[WHAT IS EXPECTED] Every record must appear in your copy exactly as written, with no pictures.
-- BEGIN DATA TO PROCESS --
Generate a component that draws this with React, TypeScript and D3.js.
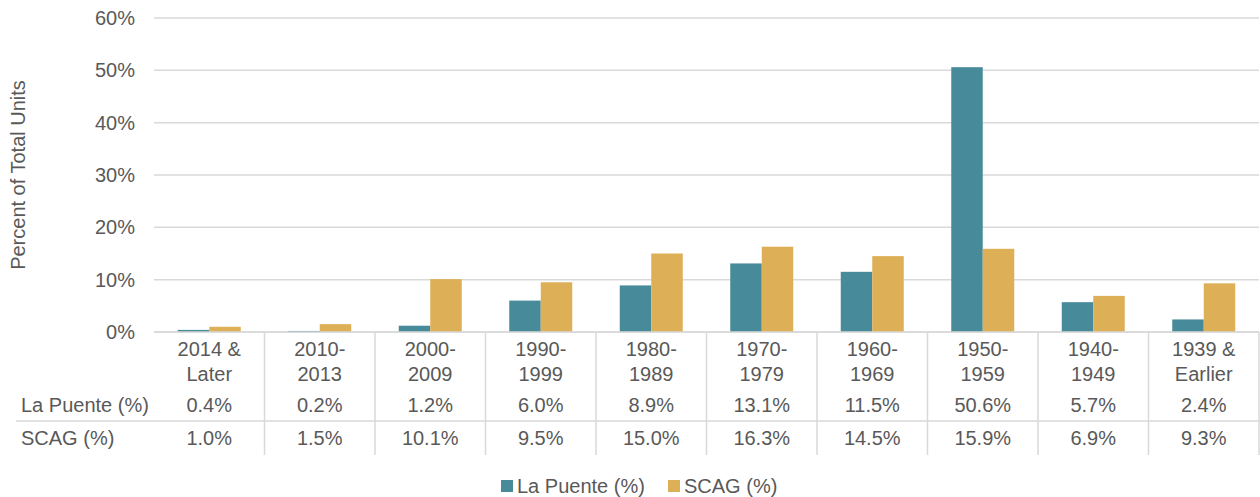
import React from "react";
import * as d3 from "d3";

const categories = [
  ["2014 &", "Later"],
  ["2010-", "2013"],
  ["2000-", "2009"],
  ["1990-", "1999"],
  ["1980-", "1989"],
  ["1970-", "1979"],
  ["1960-", "1969"],
  ["1950-", "1959"],
  ["1940-", "1949"],
  ["1939 &", "Earlier"],
];
const laPuente = [0.4, 0.2, 1.2, 6.0, 8.9, 13.1, 11.5, 50.6, 5.7, 2.4];
const scag = [1.0, 1.5, 10.1, 9.5, 15.0, 16.3, 14.5, 15.9, 6.9, 9.3];
const seriesNames = ["La Puente (%)", "SCAG (%)"];
const yTicks = [0, 10, 20, 30, 40, 50, 60];

const colors = ["#478a99", "#ddaf56"];
const textColor = "#595959";
const gridColor = "#d9d9d9";
const font = "'Liberation Sans', Arial, sans-serif";

const App = () => {
  const width = 1260;
  const height = 497;
  const left = 154;
  const right = 1259;
  const top = 18;
  const bottom = 332;
  const fs = 20;

  const keys = categories.map((c) => c.join(" "));
  const x = d3.scaleBand<string>().domain(keys).range([left, right]).padding(0);
  const xInner = d3
    .scaleBand<string>()
    .domain(seriesNames)
    .range([0, x.bandwidth()])
    .paddingInner(0)
    .paddingOuter(0.754);
  const y = d3.scaleLinear().domain([0, 60]).range([bottom, top]);

  const series = [laPuente, scag];
  const rowY = [405, 438];
  const tableBottom = 455;

  return (
    <svg
      width={width}
      height={height}
      style={{ position: "absolute", left: 0, top: 0, background: "#fff" }}
      fontFamily={font}
    >
      {/* gridlines */}
      {yTicks.map((t) => (
        <g key={t}>
          <line x1={left} x2={right} y1={y(t)} y2={y(t)} stroke={gridColor} strokeWidth={1.5} />
          <text
            x={135}
            y={y(t)}
            textAnchor="end"
            dominantBaseline="central"
            fontSize={fs}
            fill={textColor}
          >
            {t}%
          </text>
        </g>
      ))}

      {/* y axis title */}
      <text
        transform={`translate(18,${(top + bottom) / 2}) rotate(-90)`}
        textAnchor="middle"
        dominantBaseline="central"
        fontSize={fs}
        fill={textColor}
      >
        Percent of Total Units
      </text>

      {/* bars */}
      {series.map((vals, si) =>
        vals.map((v, i) => (
          <rect
            key={`${si}-${i}`}
            x={(x(keys[i]) as number) + (xInner(seriesNames[si]) as number)}
            y={y(v)}
            width={xInner.bandwidth()}
            height={y(0) - y(v)}
            fill={colors[si]}
          />
        ))
      )}

      {/* table lines */}
      <line x1={16} x2={right} y1={421} y2={421} stroke={gridColor} strokeWidth={1.5} />
      {keys.map((k) => (
        <line
          key={k}
          x1={(x(k) as number) + x.bandwidth()}
          x2={(x(k) as number) + x.bandwidth()}
          y1={bottom}
          y2={tableBottom}
          stroke={gridColor}
          strokeWidth={1.5}
        />
      ))}
      <line x1={left} x2={right} y1={bottom} y2={bottom} stroke={gridColor} strokeWidth={1.5} />

      {/* category labels */}
      {categories.map((c, i) => (
        <text key={keys[i]} textAnchor="middle" fontSize={fs} fill={textColor}>
          {c.map((line, li) => (
            <tspan
              key={li}
              x={(x(keys[i]) as number) + x.bandwidth() / 2}
              y={348.5 + li * 25}
              dominantBaseline="central"
            >
              {line}
            </tspan>
          ))}
        </text>
      ))}

      {/* table rows */}
      {series.map((vals, si) => (
        <g key={si}>
          <text x={21} y={rowY[si]} dominantBaseline="central" fontSize={fs} fill={textColor}>
            {seriesNames[si]}
          </text>
          {vals.map((v, i) => (
            <text
              key={i}
              x={(x(keys[i]) as number) + x.bandwidth() / 2}
              y={rowY[si]}
              textAnchor="middle"
              dominantBaseline="central"
              fontSize={fs}
              fill={textColor}
            >
              {v.toFixed(1)}%
            </text>
          ))}
        </g>
      ))}

      {/* legend */}
      {seriesNames.map((s, si) => {
        const lx = [501, 668][si];
        return (
          <g key={s}>
            <rect x={lx} y={480} width={12} height={12} fill={colors[si]} />
            <text x={lx + 16} y={486} dominantBaseline="central" fontSize={fs} fill={textColor}>
              {s}
            </text>
          </g>
        );
      })}
    </svg>
  );
};

export default App;
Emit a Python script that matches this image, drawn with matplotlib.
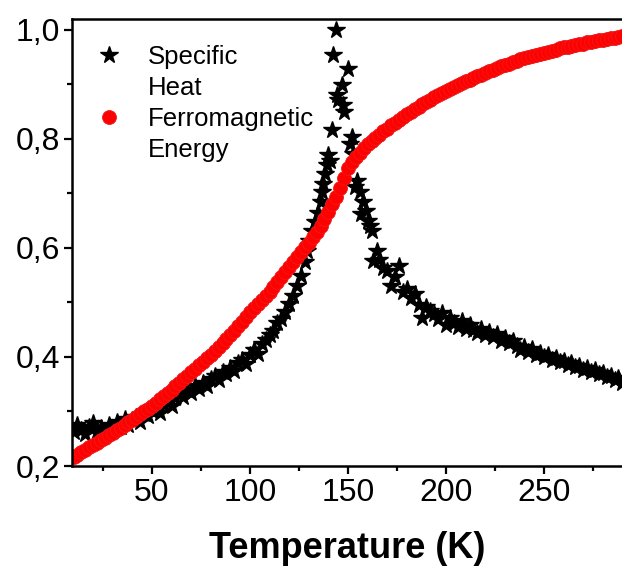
-- END DATA TO PROCESS --
[CORRECT ANSWER]
Generate a component that draws this with React, TypeScript and D3.js.
import React from "react";
import * as d3 from "d3";

const categories = [
  ["2014 &", "Later"],
  ["2010-", "2013"],
  ["2000-", "2009"],
  ["1990-", "1999"],
  ["1980-", "1989"],
  ["1970-", "1979"],
  ["1960-", "1969"],
  ["1950-", "1959"],
  ["1940-", "1949"],
  ["1939 &", "Earlier"],
];
const laPuente = [0.4, 0.2, 1.2, 6.0, 8.9, 13.1, 11.5, 50.6, 5.7, 2.4];
const scag = [1.0, 1.5, 10.1, 9.5, 15.0, 16.3, 14.5, 15.9, 6.9, 9.3];
const seriesNames = ["La Puente (%)", "SCAG (%)"];
const yTicks = [0, 10, 20, 30, 40, 50, 60];

const colors = ["#478a99", "#ddaf56"];
const textColor = "#595959";
const gridColor = "#d9d9d9";
const font = "'Liberation Sans', Arial, sans-serif";

const App = () => {
  const width = 1260;
  const height = 497;
  const left = 154;
  const right = 1259;
  const top = 18;
  const bottom = 332;
  const fs = 20;

  const keys = categories.map((c) => c.join(" "));
  const x = d3.scaleBand<string>().domain(keys).range([left, right]).padding(0);
  const xInner = d3
    .scaleBand<string>()
    .domain(seriesNames)
    .range([0, x.bandwidth()])
    .paddingInner(0)
    .paddingOuter(0.754);
  const y = d3.scaleLinear().domain([0, 60]).range([bottom, top]);

  const series = [laPuente, scag];
  const rowY = [405, 438];
  const tableBottom = 455;

  return (
    <svg
      width={width}
      height={height}
      style={{ position: "absolute", left: 0, top: 0, background: "#fff" }}
      fontFamily={font}
    >
      {/* gridlines */}
      {yTicks.map((t) => (
        <g key={t}>
          <line x1={left} x2={right} y1={y(t)} y2={y(t)} stroke={gridColor} strokeWidth={1.5} />
          <text
            x={135}
            y={y(t)}
            textAnchor="end"
            dominantBaseline="central"
            fontSize={fs}
            fill={textColor}
          >
            {t}%
          </text>
        </g>
      ))}

      {/* y axis title */}
      <text
        transform={`translate(18,${(top + bottom) / 2}) rotate(-90)`}
        textAnchor="middle"
        dominantBaseline="central"
        fontSize={fs}
        fill={textColor}
      >
        Percent of Total Units
      </text>

      {/* bars */}
      {series.map((vals, si) =>
        vals.map((v, i) => (
          <rect
            key={`${si}-${i}`}
            x={(x(keys[i]) as number) + (xInner(seriesNames[si]) as number)}
            y={y(v)}
            width={xInner.bandwidth()}
            height={y(0) - y(v)}
            fill={colors[si]}
          />
        ))
      )}

      {/* table lines */}
      <line x1={16} x2={right} y1={421} y2={421} stroke={gridColor} strokeWidth={1.5} />
      {keys.map((k) => (
        <line
          key={k}
          x1={(x(k) as number) + x.bandwidth()}
          x2={(x(k) as number) + x.bandwidth()}
          y1={bottom}
          y2={tableBottom}
          stroke={gridColor}
          strokeWidth={1.5}
        />
      ))}
      <line x1={left} x2={right} y1={bottom} y2={bottom} stroke={gridColor} strokeWidth={1.5} />

      {/* category labels */}
      {categories.map((c, i) => (
        <text key={keys[i]} textAnchor="middle" fontSize={fs} fill={textColor}>
          {c.map((line, li) => (
            <tspan
              key={li}
              x={(x(keys[i]) as number) + x.bandwidth() / 2}
              y={348.5 + li * 25}
              dominantBaseline="central"
            >
              {line}
            </tspan>
          ))}
        </text>
      ))}

      {/* table rows */}
      {series.map((vals, si) => (
        <g key={si}>
          <text x={21} y={rowY[si]} dominantBaseline="central" fontSize={fs} fill={textColor}>
            {seriesNames[si]}
          </text>
          {vals.map((v, i) => (
            <text
              key={i}
              x={(x(keys[i]) as number) + x.bandwidth() / 2}
              y={rowY[si]}
              textAnchor="middle"
              dominantBaseline="central"
              fontSize={fs}
              fill={textColor}
            >
              {v.toFixed(1)}%
            </text>
          ))}
        </g>
      ))}

      {/* legend */}
      {seriesNames.map((s, si) => {
        const lx = [501, 668][si];
        return (
          <g key={s}>
            <rect x={lx} y={480} width={12} height={12} fill={colors[si]} />
            <text x={lx + 16} y={486} dominantBaseline="central" fontSize={fs} fill={textColor}>
              {s}
            </text>
          </g>
        );
      })}
    </svg>
  );
};

export default App;
Emit a Python script that matches this image, drawn with matplotlib.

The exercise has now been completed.